Siempre es buen momento para ponerle color o sentido a la vida. Cada
amanecer es una ocasión ideal, porque todo es nuevo, calmado, profundo, amable,
esperanzador.
Después nos arrolla el tren rápido de cada jornada que tiene mucha prisa
por llegar. Parece muy importante todo lo que emprendemos. Y lo es, si no
perdemos de vista lo que nos trasciende, la totalidad que somos y en la que nos
movemos Esa es la clave.
También el anochecer es momento para hacer repaso de las vivencias del día
que acaba, una lectura orante de lo que hemos sembrado o recogido, sea más o
menos satisfactorio. Y reafirmar nuestra entrega en cada momento. Porque el
camino de los que nos sabemos amados es la entrega, no hay otro. El servicio.
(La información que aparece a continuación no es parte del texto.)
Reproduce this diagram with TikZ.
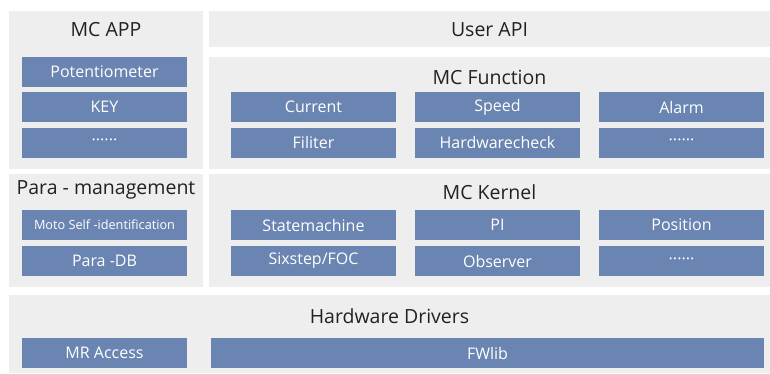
\documentclass[tikz,border=0pt]{standalone}
\usepackage{fontspec}
\setmainfont{Open Sans}
\definecolor{panelgray}{HTML}{EDEEED}
\definecolor{boxblue}{HTML}{6A85B1}
\definecolor{titlegray}{HTML}{222222}
\begin{document}
\begin{tikzpicture}[x=1pt, y=-1pt,
    panel/.style={fill=panelgray, inner sep=0pt},
    blk/.style={fill=boxblue, text=white, inner sep=0pt, minimum width=165pt,
      minimum height=30pt, font=\fontsize{16}{19}\selectfont},
    ttl/.style={text=titlegray, inner sep=0pt, font=\fontsize{19.5}{23}\selectfont}]
    \useasboundingbox (0,0) rectangle (770,373);
    \node[panel, minimum width=194pt, minimum height=158pt] (app) at (106,90){};
    \node[panel, minimum width=561pt, minimum height=36pt] (api) at (489.5,29){};
    \node[panel, minimum width=561pt, minimum height=112pt] (func) at (489.5,113){};
    \node[panel, minimum width=194pt, minimum height=113pt] (para) at (106,230.5){};
    \node[panel, minimum width=561pt, minimum height=113pt] (kern) at (489.5,230.5){};
    \node[panel, minimum width=761pt, minimum height=78pt] (hw) at (389.5,334){};
    \node[ttl] (appttl) at (106,30) {MC APP};
    \node[ttl] (apittl) at (489.5,30) {User API};
    \node[ttl] (functtl) at (489.5,77) {MC Function};
    \node[ttl] (parattl) at (106,190) {Para - management};
    \node[ttl] (kernttl) at (489.5,192) {MC Kernel};
    \node[ttl] (hwttl) at (389.5,316) {Hardware Drivers};
    \foreach \n/\y/\t in {pot/72/Potentiometer, key/107/KEY, appdots/142.5/······}
    \node[blk] (\n) at (104.5,\y) {\t};
    \node[blk, font=\fontsize{12.7}{15}\selectfont] (moto) at (104.5,225) {Moto Self -identification};
    \node[blk] (db) at (104.5,261) {Para -DB};
    \node[blk] (mr) at (104.5,353) {MR Access};
    \foreach \n/\x/\y/\t in {cur/313.5/107/Current, spd/497.5/107/\raisebox{2pt}{Speed}, alm/681.5/107/Alarm,
      fil/313.5/142.5/Filiter, hwc/497.5/142.5/Hardwarecheck, fundots/681.5/142.5/······,
      sm/313.5/225/Statemachine, pi/497.5/225/PI, pos/681.5/225/Position,
      six/313.5/261/{Sixstep/FOC}, obs/497.5/261/Observer, kerndots/681.5/261/······}
    \node[blk] (\n) at (\x,\y) {\t};
    \node[blk, minimum width=553pt] (fw) at (487.5,353) {FWlib};
\end{tikzpicture}
\end{document}
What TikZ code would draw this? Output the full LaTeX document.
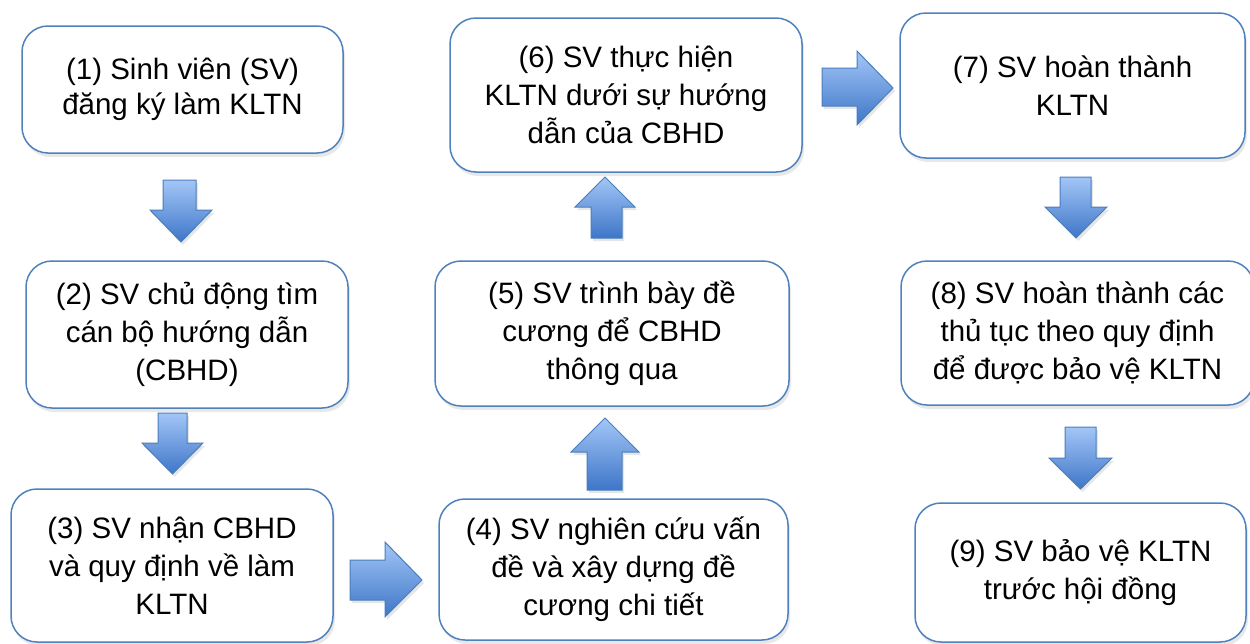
\documentclass[tikz,border=0pt]{standalone}
\usepackage{fontspec}
\setmainfont{Liberation Sans}
\usetikzlibrary{shadows}
\definecolor{boxedge}{RGB}{79,129,189}
\definecolor{arrowlight}{RGB}{163,198,247}
\definecolor{arrowdark}{RGB}{62,118,200}
\definecolor{arrowedge}{RGB}{74,126,187}
\tikzset{
  stepbox/.style={rectangle, rounded corners=26pt, draw=boxedge, line width=1.5pt,
    fill=white, align=center, inner sep=0pt,
    font=\fontsize{29.5}{38}\selectfont,
    drop shadow={opacity=0.18, shadow xshift=2pt, shadow yshift=-4pt}},
  barrow/.style={draw=arrowedge, line width=1pt, top color=arrowlight, bottom color=arrowdark,
    drop shadow={opacity=0.2, shadow xshift=2pt, shadow yshift=-3pt}}
}
\begin{document}
\begin{tikzpicture}[x=1pt,y=-1pt]
\useasboundingbox (0,0) rectangle (1250,643);
\clip (0,0) rectangle (1250,643);
% boxes
\node[stepbox, minimum width=321pt, minimum height=127pt, font=\fontsize{29.5}{35}\selectfont] (b1) at (182.5,89.5) {(1) Sinh viên (SV)\\đăng ký làm KLTN};
\node[stepbox, minimum width=322pt, minimum height=147pt] (b2) at (187,334.5) {(2) SV chủ động tìm\\cán bộ hướng dẫn\\(CBHD)};
\node[stepbox, minimum width=322pt, minimum height=153pt] (b3) at (172,565.5) {(3) SV nhận CBHD\\và quy định về làm\\KLTN};
\node[stepbox, minimum width=349pt, minimum height=141pt] (b4) at (613.5,569.5) {(4) SV nghiên cứu vấn\\đề và xây dựng đề\\cương chi tiết};
\node[stepbox, minimum width=354pt, minimum height=145pt] (b5) at (612,333.5) {(5) SV trình bày đề\\cương để CBHD\\thông qua};
\node[stepbox, minimum width=352pt, minimum height=154pt] (b6) at (626,95) {(6) SV thực hiện\\KLTN dưới sự hướng\\dẫn của CBHD};
\node[stepbox, minimum width=345pt, minimum height=145pt] (b7) at (1072.5,85.5) {(7) SV hoàn thành\\KLTN};
\node[stepbox, minimum width=353pt, minimum height=144pt] (b8) at (1077.5,333) {(8) SV hoàn thành các\\thủ tục theo quy định\\để được bảo vệ KLTN};
\node[stepbox, minimum width=331pt, minimum height=139pt] (b9) at (1080.5,572.5) {(9) SV bảo vệ KLTN\\trước hội đồng};
% block arrows
\path[barrow] (163,180) -- (196,180) -- (196,210) -- (212,210) -- (181,242) -- (150,210) -- (163,210) -- cycle;
\path[barrow] (158,413) -- (187,413) -- (187,443) -- (203,443) -- (172.5,474) -- (142,443) -- (158,443) -- cycle;
\path[barrow] (350,560) -- (385,560) -- (385,542) -- (422,580) -- (385,617) -- (385,600) -- (350,600) -- cycle;
\path[barrow] (605,418) -- (639,452) -- (622,452) -- (622,490) -- (587,490) -- (587,452) -- (571,452) -- cycle;
\path[barrow] (605,177) -- (635,207) -- (622,207) -- (622,238) -- (591,238) -- (591,207) -- (575,207) -- cycle;
\path[barrow] (822,68) -- (857,68) -- (857,51) -- (893,88) -- (857,125) -- (857,106) -- (822,106) -- cycle;
\path[barrow] (1060,177) -- (1091,177) -- (1091,207) -- (1107,207) -- (1076,238) -- (1045,207) -- (1060,207) -- cycle;
\path[barrow] (1065,427) -- (1096,427) -- (1096,458) -- (1112,458) -- (1080.5,489) -- (1049,458) -- (1065,458) -- cycle;
\end{tikzpicture}
\end{document}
Poco a poco la vida nos va dando encarguitos y hay que estar alerta para darlo
todo, servir con atención plena puesta en la faena que se nos pone delante.
Si la fe no nos lleva a comprometernos, algo falla. Me gusta compararlo con
los soldados o los guerreros, que se adiestran y preparan, en este caso, para
amar y servir.
Somos servidores de la mejor causa: tenemos que ampliar la paz del mundo,
desde nuestra misma casa, actuando en nuestro propio corazón.
Haciendo limpieza interior ayudamos a los demás. “Nadie ayuda a nadie pero todos podemos ser ocasión para que el otro se
ayude a sí mismo.”
El combate diario nos quita fuerzas, nos agota, incluso nos desanima en
ocasiones, por eso tenemos que recuperar la esperanza y la calma, y encontrar
para ello los momentos adecuados a lo largo del día.
Es imprescindible encontrar esos ratos que nos vuelvan a religar, ese es el sentido de la religión, con nuestro Ser esencial: esa Presencia
continua, que es una Fuente de Ternura de la que somos hijos muy amados.